* [DATA LINES]

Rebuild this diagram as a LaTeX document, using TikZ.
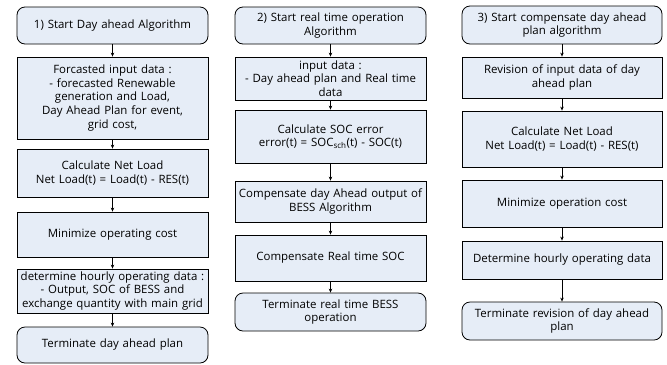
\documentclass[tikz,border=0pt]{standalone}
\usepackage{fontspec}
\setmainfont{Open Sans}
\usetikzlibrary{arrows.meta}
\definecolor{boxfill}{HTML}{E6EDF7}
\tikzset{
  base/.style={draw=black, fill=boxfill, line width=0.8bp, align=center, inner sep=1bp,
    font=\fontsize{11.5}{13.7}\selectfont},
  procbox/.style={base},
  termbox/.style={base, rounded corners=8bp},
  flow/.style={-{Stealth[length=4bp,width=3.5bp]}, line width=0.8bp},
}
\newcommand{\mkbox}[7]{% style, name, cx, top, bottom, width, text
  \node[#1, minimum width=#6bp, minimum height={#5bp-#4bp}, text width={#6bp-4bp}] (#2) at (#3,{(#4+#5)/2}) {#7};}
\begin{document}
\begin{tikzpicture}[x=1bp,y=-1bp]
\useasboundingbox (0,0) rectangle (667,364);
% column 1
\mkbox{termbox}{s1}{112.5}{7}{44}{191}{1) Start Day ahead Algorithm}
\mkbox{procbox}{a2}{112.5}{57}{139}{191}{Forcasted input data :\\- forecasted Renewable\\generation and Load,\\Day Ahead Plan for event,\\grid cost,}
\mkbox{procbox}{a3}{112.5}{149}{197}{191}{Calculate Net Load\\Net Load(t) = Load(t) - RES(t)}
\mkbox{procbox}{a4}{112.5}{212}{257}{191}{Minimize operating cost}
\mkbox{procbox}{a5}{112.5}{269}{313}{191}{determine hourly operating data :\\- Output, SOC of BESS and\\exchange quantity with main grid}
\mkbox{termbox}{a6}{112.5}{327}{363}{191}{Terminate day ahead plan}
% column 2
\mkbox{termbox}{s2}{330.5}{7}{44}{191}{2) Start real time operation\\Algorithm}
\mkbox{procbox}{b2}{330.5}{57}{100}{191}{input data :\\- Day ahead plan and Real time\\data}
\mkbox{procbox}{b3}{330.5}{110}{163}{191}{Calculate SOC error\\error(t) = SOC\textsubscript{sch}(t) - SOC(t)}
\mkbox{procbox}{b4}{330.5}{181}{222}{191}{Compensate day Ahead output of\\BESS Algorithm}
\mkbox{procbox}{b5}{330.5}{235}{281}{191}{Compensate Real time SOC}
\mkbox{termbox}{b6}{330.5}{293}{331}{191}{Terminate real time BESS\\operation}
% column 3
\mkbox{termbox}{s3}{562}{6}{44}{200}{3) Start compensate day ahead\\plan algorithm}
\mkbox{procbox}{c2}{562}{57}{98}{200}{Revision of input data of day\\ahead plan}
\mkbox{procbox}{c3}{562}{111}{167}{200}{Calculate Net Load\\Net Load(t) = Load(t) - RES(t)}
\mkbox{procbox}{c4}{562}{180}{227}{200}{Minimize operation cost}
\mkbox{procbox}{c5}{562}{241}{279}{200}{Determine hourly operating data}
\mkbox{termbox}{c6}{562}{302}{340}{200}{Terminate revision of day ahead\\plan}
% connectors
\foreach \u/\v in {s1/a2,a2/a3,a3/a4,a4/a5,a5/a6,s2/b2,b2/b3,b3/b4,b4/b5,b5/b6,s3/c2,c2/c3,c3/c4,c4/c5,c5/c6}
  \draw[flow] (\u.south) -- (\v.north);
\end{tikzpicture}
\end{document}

* [EXERCISE OBJECTIVE]
Copy each line above precisely, dropping the pictures.

* [FINISHED EXERCISE]
Rebuild this diagram as a LaTeX document, using TikZ.
\documentclass[tikz,border=0pt]{standalone}
\usepackage{fontspec}
\setmainfont{Open Sans}
\usetikzlibrary{arrows.meta}
\definecolor{boxfill}{HTML}{E6EDF7}
\tikzset{
  base/.style={draw=black, fill=boxfill, line width=0.8bp, align=center, inner sep=1bp,
    font=\fontsize{11.5}{13.7}\selectfont},
  procbox/.style={base},
  termbox/.style={base, rounded corners=8bp},
  flow/.style={-{Stealth[length=4bp,width=3.5bp]}, line width=0.8bp},
}
\newcommand{\mkbox}[7]{% style, name, cx, top, bottom, width, text
  \node[#1, minimum width=#6bp, minimum height={#5bp-#4bp}, text width={#6bp-4bp}] (#2) at (#3,{(#4+#5)/2}) {#7};}
\begin{document}
\begin{tikzpicture}[x=1bp,y=-1bp]
\useasboundingbox (0,0) rectangle (667,364);
% column 1
\mkbox{termbox}{s1}{112.5}{7}{44}{191}{1) Start Day ahead Algorithm}
\mkbox{procbox}{a2}{112.5}{57}{139}{191}{Forcasted input data :\\- forecasted Renewable\\generation and Load,\\Day Ahead Plan for event,\\grid cost,}
\mkbox{procbox}{a3}{112.5}{149}{197}{191}{Calculate Net Load\\Net Load(t) = Load(t) - RES(t)}
\mkbox{procbox}{a4}{112.5}{212}{257}{191}{Minimize operating cost}
\mkbox{procbox}{a5}{112.5}{269}{313}{191}{determine hourly operating data :\\- Output, SOC of BESS and\\exchange quantity with main grid}
\mkbox{termbox}{a6}{112.5}{327}{363}{191}{Terminate day ahead plan}
% column 2
\mkbox{termbox}{s2}{330.5}{7}{44}{191}{2) Start real time operation\\Algorithm}
\mkbox{procbox}{b2}{330.5}{57}{100}{191}{input data :\\- Day ahead plan and Real time\\data}
\mkbox{procbox}{b3}{330.5}{110}{163}{191}{Calculate SOC error\\error(t) = SOC\textsubscript{sch}(t) - SOC(t)}
\mkbox{procbox}{b4}{330.5}{181}{222}{191}{Compensate day Ahead output of\\BESS Algorithm}
\mkbox{procbox}{b5}{330.5}{235}{281}{191}{Compensate Real time SOC}
\mkbox{termbox}{b6}{330.5}{293}{331}{191}{Terminate real time BESS\\operation}
% column 3
\mkbox{termbox}{s3}{562}{6}{44}{200}{3) Start compensate day ahead\\plan algorithm}
\mkbox{procbox}{c2}{562}{57}{98}{200}{Revision of input data of day\\ahead plan}
\mkbox{procbox}{c3}{562}{111}{167}{200}{Calculate Net Load\\Net Load(t) = Load(t) - RES(t)}
\mkbox{procbox}{c4}{562}{180}{227}{200}{Minimize operation cost}
\mkbox{procbox}{c5}{562}{241}{279}{200}{Determine hourly operating data}
\mkbox{termbox}{c6}{562}{302}{340}{200}{Terminate revision of day ahead\\plan}
% connectors
\foreach \u/\v in {s1/a2,a2/a3,a3/a4,a4/a5,a5/a6,s2/b2,b2/b3,b3/b4,b4/b5,b5/b6,s3/c2,c2/c3,c3/c4,c4/c5,c5/c6}
  \draw[flow] (\u.south) -- (\v.north);
\end{tikzpicture}
\end{document}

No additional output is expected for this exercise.